▶ EXERCISE
Repeat what the lines below say, word for word, and skip every image.
** BEGIN DATA **
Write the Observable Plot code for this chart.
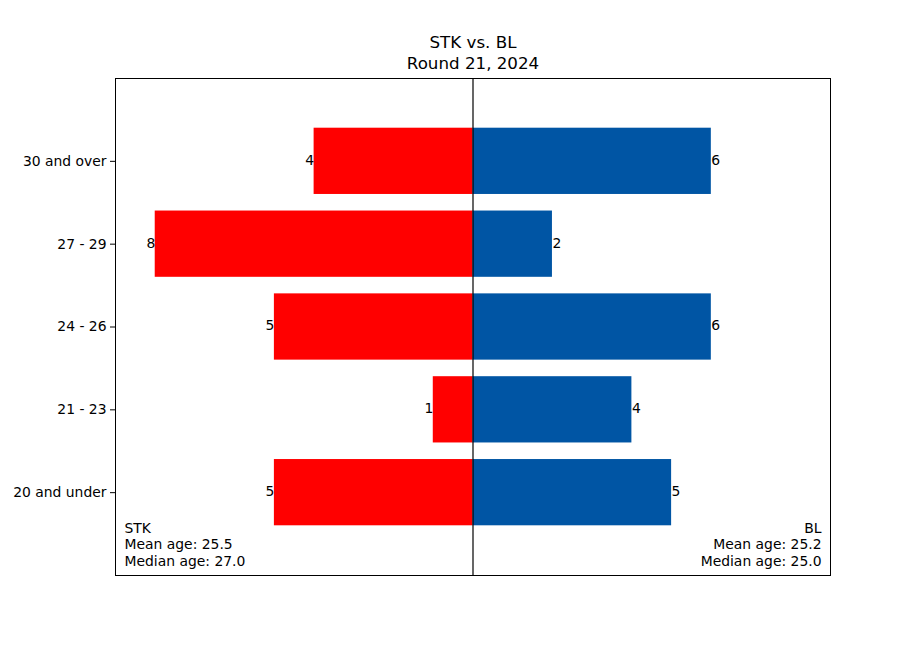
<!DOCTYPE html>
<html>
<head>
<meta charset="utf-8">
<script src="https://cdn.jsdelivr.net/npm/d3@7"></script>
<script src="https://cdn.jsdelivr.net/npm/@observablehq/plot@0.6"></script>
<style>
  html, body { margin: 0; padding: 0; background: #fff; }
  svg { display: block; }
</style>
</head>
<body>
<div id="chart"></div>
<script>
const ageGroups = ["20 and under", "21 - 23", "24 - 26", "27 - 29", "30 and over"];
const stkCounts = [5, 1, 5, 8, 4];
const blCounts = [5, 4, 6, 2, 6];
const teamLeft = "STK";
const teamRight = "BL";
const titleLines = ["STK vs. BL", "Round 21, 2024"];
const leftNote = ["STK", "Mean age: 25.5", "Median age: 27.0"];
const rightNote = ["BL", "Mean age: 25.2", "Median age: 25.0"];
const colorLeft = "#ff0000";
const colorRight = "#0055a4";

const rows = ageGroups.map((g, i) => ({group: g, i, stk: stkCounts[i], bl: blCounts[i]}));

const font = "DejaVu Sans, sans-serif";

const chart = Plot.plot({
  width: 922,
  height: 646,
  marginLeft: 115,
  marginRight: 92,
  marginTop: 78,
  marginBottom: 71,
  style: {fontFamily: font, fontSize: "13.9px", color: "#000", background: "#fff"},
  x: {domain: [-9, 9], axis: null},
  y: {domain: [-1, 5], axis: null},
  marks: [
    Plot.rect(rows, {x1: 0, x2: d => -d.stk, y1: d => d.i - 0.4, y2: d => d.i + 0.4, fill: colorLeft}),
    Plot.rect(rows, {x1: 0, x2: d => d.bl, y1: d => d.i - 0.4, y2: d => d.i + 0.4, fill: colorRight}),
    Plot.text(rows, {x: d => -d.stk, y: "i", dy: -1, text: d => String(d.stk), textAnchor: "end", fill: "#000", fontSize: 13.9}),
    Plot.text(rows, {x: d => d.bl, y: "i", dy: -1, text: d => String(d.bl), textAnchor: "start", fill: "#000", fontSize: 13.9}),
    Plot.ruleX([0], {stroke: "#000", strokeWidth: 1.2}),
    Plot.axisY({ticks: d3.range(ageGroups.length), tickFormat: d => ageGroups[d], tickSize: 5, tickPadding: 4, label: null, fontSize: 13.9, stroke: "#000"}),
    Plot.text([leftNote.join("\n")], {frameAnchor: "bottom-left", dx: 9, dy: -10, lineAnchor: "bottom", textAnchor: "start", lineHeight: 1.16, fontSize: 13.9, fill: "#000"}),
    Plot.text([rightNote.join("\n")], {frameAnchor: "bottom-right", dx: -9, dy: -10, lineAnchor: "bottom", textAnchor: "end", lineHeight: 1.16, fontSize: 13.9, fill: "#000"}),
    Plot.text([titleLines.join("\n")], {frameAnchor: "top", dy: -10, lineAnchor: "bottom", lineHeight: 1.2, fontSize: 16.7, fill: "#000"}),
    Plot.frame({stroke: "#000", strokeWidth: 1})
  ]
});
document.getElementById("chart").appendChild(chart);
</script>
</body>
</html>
** END DATA **
▶ THE REPLY
Write the Observable Plot code for this chart.
<!DOCTYPE html>
<html>
<head>
<meta charset="utf-8">
<script src="https://cdn.jsdelivr.net/npm/d3@7"></script>
<script src="https://cdn.jsdelivr.net/npm/@observablehq/plot@0.6"></script>
<style>
  html, body { margin: 0; padding: 0; background: #fff; }
  svg { display: block; }
</style>
</head>
<body>
<div id="chart"></div>
<script>
const ageGroups = ["20 and under", "21 - 23", "24 - 26", "27 - 29", "30 and over"];
const stkCounts = [5, 1, 5, 8, 4];
const blCounts = [5, 4, 6, 2, 6];
const teamLeft = "STK";
const teamRight = "BL";
const titleLines = ["STK vs. BL", "Round 21, 2024"];
const leftNote = ["STK", "Mean age: 25.5", "Median age: 27.0"];
const rightNote = ["BL", "Mean age: 25.2", "Median age: 25.0"];
const colorLeft = "#ff0000";
const colorRight = "#0055a4";

const rows = ageGroups.map((g, i) => ({group: g, i, stk: stkCounts[i], bl: blCounts[i]}));

const font = "DejaVu Sans, sans-serif";

const chart = Plot.plot({
  width: 922,
  height: 646,
  marginLeft: 115,
  marginRight: 92,
  marginTop: 78,
  marginBottom: 71,
  style: {fontFamily: font, fontSize: "13.9px", color: "#000", background: "#fff"},
  x: {domain: [-9, 9], axis: null},
  y: {domain: [-1, 5], axis: null},
  marks: [
    Plot.rect(rows, {x1: 0, x2: d => -d.stk, y1: d => d.i - 0.4, y2: d => d.i + 0.4, fill: colorLeft}),
    Plot.rect(rows, {x1: 0, x2: d => d.bl, y1: d => d.i - 0.4, y2: d => d.i + 0.4, fill: colorRight}),
    Plot.text(rows, {x: d => -d.stk, y: "i", dy: -1, text: d => String(d.stk), textAnchor: "end", fill: "#000", fontSize: 13.9}),
    Plot.text(rows, {x: d => d.bl, y: "i", dy: -1, text: d => String(d.bl), textAnchor: "start", fill: "#000", fontSize: 13.9}),
    Plot.ruleX([0], {stroke: "#000", strokeWidth: 1.2}),
    Plot.axisY({ticks: d3.range(ageGroups.length), tickFormat: d => ageGroups[d], tickSize: 5, tickPadding: 4, label: null, fontSize: 13.9, stroke: "#000"}),
    Plot.text([leftNote.join("\n")], {frameAnchor: "bottom-left", dx: 9, dy: -10, lineAnchor: "bottom", textAnchor: "start", lineHeight: 1.16, fontSize: 13.9, fill: "#000"}),
    Plot.text([rightNote.join("\n")], {frameAnchor: "bottom-right", dx: -9, dy: -10, lineAnchor: "bottom", textAnchor: "end", lineHeight: 1.16, fontSize: 13.9, fill: "#000"}),
    Plot.text([titleLines.join("\n")], {frameAnchor: "top", dy: -10, lineAnchor: "bottom", lineHeight: 1.2, fontSize: 16.7, fill: "#000"}),
    Plot.frame({stroke: "#000", strokeWidth: 1})
  ]
});
document.getElementById("chart").appendChild(chart);
</script>
</body>
</html>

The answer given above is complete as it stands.